MARCOS WESKAMP

PEOPLEText: Naoko Fukushi

Loads of information come and go through every day. Marcos Weskamp has created some projects, which visualize such unseen information with academic and interesting concept and technology. We interviewed him and grabbed interesting talk.

Could you introduce yourself including your background?

I was born in Rosario, Argentina in 1977. When I entered University I was taking classes in Architecture, Fine Arts, and Graphic Design. It was in Architecture school where they had us study contemporary Japanese Architects, and somehow I got so interested that I’d spend my days in the school Library researching about traditional Japanese crafts. I loved the simplicity and pureness and sometimes humility of all the forms.

I came to Japan in 1998 with a scholarship from the Japanese Ministry of Education (Monbusho), had a year in language school and later entered Graphic Design school. Besides having spent all my life sketching and painting with analog tools, I had been a computer geek all the way, I was introduced to computers when I was 10 through Syemour Pappert’s Logo, which was an excellent introduction to the mechanics of geometry and computer programming, and I somehow made computers my ally since then. During all that time, my prime way of communication with friends and family back home was the internet so it wasn’t until I was here, half a planet away from where I grew up when computers became a necessity for everyday survival.

Again, that was 1998 and the commercial internet was just starting in Japan. I somehow got my hands on a tiny handheld PC and I spent all the money I had saved on part-time jobs to get an internet provider. When I graduated Design school I had already done a couple of freelance projects on HTML CGI and Flash, as well as some commercial illustration. But it only when I got a job when I started scripting and programming for my daily bread. Those first years I was really lucky to work with the most inspiring and amazing people, to whom I’ll always be more than grateful.

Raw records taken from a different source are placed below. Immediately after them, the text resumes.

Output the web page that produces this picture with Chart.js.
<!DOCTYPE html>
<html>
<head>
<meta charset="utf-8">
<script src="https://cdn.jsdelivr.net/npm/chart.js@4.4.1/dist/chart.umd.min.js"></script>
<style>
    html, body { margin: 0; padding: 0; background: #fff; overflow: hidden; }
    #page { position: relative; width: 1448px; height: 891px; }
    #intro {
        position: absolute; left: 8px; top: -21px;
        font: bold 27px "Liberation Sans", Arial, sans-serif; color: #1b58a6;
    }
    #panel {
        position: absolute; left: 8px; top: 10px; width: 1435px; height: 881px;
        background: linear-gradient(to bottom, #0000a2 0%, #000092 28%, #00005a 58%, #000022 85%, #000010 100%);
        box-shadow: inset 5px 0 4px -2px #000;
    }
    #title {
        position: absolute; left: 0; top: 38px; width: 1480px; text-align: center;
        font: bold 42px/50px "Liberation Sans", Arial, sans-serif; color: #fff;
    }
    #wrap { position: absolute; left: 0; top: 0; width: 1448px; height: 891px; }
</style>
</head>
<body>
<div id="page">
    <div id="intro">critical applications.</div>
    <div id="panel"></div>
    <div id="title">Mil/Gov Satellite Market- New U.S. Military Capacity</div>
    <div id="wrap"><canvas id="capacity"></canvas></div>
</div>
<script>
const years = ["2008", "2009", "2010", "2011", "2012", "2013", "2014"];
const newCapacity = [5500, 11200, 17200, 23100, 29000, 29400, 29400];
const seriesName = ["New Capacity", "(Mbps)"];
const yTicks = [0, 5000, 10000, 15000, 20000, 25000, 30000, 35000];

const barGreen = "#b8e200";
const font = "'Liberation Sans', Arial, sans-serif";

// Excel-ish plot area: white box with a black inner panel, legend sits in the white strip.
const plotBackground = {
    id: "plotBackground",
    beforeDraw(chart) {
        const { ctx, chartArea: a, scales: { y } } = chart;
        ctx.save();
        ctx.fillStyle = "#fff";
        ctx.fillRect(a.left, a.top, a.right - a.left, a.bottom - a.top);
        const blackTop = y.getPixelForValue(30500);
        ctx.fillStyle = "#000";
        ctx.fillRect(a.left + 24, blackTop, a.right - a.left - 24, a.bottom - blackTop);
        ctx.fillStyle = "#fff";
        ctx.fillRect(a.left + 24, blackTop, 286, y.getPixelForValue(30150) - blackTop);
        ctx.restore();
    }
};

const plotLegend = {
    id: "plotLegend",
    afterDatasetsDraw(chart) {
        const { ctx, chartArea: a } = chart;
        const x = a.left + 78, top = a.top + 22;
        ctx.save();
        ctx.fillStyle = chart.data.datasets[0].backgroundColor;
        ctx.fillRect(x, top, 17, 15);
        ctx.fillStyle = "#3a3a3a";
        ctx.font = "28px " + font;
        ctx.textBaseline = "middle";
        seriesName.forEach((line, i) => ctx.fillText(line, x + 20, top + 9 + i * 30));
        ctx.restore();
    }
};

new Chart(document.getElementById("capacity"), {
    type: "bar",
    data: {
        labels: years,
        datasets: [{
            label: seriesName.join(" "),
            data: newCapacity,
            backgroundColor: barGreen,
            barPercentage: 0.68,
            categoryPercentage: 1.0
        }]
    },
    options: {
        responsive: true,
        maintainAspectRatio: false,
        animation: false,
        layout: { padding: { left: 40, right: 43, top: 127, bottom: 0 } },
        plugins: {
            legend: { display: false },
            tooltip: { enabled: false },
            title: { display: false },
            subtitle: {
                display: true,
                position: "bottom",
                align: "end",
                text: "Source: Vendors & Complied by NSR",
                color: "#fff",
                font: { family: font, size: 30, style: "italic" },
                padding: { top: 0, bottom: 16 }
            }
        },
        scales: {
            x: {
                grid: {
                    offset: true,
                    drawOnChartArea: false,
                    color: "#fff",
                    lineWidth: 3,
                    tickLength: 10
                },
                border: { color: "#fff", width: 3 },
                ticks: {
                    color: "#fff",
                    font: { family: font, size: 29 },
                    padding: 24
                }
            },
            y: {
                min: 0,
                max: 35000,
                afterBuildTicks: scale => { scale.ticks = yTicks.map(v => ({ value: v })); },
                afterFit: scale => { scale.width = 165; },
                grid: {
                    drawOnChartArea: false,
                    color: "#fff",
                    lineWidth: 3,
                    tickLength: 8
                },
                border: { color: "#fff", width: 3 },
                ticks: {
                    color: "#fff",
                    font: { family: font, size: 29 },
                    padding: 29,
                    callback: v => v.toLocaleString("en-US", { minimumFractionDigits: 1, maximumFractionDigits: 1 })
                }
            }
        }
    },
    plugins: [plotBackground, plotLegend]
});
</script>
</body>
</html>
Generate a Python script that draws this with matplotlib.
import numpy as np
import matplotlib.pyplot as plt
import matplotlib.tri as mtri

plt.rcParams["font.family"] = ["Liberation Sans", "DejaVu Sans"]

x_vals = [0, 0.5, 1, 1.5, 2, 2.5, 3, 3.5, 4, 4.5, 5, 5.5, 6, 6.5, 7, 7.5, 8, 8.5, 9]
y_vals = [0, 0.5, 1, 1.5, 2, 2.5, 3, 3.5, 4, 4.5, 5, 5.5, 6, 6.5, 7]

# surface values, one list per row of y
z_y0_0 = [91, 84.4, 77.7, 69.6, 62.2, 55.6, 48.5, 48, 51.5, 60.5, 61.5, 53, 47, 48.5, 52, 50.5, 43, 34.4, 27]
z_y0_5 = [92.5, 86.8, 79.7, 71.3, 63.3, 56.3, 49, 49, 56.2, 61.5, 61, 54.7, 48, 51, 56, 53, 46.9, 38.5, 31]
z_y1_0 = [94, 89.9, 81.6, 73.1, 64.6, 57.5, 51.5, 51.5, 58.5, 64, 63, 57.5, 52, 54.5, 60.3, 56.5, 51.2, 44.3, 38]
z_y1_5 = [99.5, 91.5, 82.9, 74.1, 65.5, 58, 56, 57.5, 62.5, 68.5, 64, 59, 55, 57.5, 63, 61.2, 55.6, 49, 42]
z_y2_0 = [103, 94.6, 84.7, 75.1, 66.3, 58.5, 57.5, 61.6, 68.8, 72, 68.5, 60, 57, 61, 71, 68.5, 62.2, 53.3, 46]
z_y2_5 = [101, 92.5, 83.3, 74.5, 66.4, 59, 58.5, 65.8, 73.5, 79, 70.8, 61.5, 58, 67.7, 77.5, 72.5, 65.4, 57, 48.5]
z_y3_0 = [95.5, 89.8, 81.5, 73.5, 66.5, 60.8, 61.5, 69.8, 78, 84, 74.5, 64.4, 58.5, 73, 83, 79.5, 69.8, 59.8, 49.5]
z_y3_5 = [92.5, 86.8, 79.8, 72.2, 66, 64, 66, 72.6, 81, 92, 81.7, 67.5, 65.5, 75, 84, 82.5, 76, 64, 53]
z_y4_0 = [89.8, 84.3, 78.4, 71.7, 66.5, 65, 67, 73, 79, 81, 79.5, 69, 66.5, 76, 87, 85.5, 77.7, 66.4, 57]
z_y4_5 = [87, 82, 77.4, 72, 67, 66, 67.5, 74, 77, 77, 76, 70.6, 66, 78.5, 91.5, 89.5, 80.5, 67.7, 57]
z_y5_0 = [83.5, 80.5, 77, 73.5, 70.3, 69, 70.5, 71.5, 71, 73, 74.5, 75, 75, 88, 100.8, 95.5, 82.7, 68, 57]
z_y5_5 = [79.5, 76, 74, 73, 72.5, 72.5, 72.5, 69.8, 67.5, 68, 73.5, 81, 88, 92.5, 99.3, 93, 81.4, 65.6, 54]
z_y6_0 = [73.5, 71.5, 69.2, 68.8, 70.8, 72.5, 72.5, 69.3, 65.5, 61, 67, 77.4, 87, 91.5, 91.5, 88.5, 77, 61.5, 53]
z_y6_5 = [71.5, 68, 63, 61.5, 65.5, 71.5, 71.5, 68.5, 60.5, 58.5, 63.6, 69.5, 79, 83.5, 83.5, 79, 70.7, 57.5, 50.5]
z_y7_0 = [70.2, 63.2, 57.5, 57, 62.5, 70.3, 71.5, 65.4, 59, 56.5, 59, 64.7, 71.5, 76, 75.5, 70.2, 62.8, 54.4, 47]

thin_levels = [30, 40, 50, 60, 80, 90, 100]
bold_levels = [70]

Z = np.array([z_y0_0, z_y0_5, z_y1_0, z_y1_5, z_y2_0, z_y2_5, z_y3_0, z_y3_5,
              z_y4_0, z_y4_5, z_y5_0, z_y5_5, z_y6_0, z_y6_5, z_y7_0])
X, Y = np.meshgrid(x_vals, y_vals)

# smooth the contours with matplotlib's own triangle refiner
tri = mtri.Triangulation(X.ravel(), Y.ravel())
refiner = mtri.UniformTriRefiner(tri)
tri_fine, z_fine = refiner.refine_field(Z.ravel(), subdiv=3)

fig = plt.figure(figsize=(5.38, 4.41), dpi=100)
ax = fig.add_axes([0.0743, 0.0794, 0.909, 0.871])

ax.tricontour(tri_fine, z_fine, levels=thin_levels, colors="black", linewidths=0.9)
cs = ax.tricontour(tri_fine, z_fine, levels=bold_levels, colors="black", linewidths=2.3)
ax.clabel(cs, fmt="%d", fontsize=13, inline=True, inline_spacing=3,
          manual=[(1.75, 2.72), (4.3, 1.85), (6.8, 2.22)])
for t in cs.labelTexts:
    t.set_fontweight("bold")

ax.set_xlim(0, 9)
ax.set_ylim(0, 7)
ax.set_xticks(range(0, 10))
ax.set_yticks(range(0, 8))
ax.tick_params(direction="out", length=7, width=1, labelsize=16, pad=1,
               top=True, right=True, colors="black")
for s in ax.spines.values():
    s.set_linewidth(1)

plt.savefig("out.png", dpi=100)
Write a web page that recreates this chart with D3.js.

Although today I design at the same time I write software; Code gives life to my designs – but I still don’t regard myself as a programmer. I don’t think it’d be appropriate.

Please tell us your current activity.

I’ve been freelancing in the web industry for the past 3 years although from April 1st of this year we are starting a small creative studio with a couple of other friends. I know it’s going to be really tough, but I’m super excited about it!

In your own web site, there are both works which is using high technology like Social Circles and fantastic drawings which is like an illustration for a fairy tale. They seem to be opposite thing in a way. What’s your idea about the relationship between virtual and reality, digital and analogue?

I’ve always been trapped in between both worlds, the screen and canvas, programming and brushes, bits and atoms. Digital and analog media are completely different from the base. Still, no matter on which side of the line you stand on, I believe the most interesting part is the possibilities each medium presents, as each medium gives different possibilities to represent the same concept. Marshall Mc Luhan’s pointed out that the message to be communicated will always be rhetorically biased by the medium it is transmitted through. My interests also lay in finding those distortions in each medium.

I think today there is still very well defined line between reality and virtuality, most people are still used to think about virtuality as something that lives inside a screen. I think my works are still trapped on either side of that line, but I’m deeply interested in somehow filling the gap. I don’t think I’m really there yet.

Your project such as Social Circles and Newsmap has the concept of “visualization of unseen information”. What do you find interesting in the concept?

I’d say it’s slightly more like visualization of unseen patterns in information. I think today we are being constantly bombarded with information, be it on the street, on the train, on TV, radio. The Internet is a wonderful communication tool, but day after day we find ourselves constantly dealing with information overload. Today, the internet presents a new challenge, the wide and unregulated distribution of information requires new visual paradigms to organize, simplify and analyze large amounts of data. New user interface challenges are arising to deal with all that overwhelming quantity of information. Information visualization is a fusion between graphic design, scientific visualization, and human-computer interaction.

Still my interest goes a step further from that, to the point where information becomes expressive. Ben Fry introduced the concept of information metabolism; ” a visualization would consume data; if the data were ‘nutritious’, the visualization would become ‘corpulent.’ Today, utilizing the network as a medium, we can then start creating engines to which we feed either previously harvested or realtime data, and depending on the quality and quantity of it, the visualizations reacts in different ways, becoming each time a completely different being.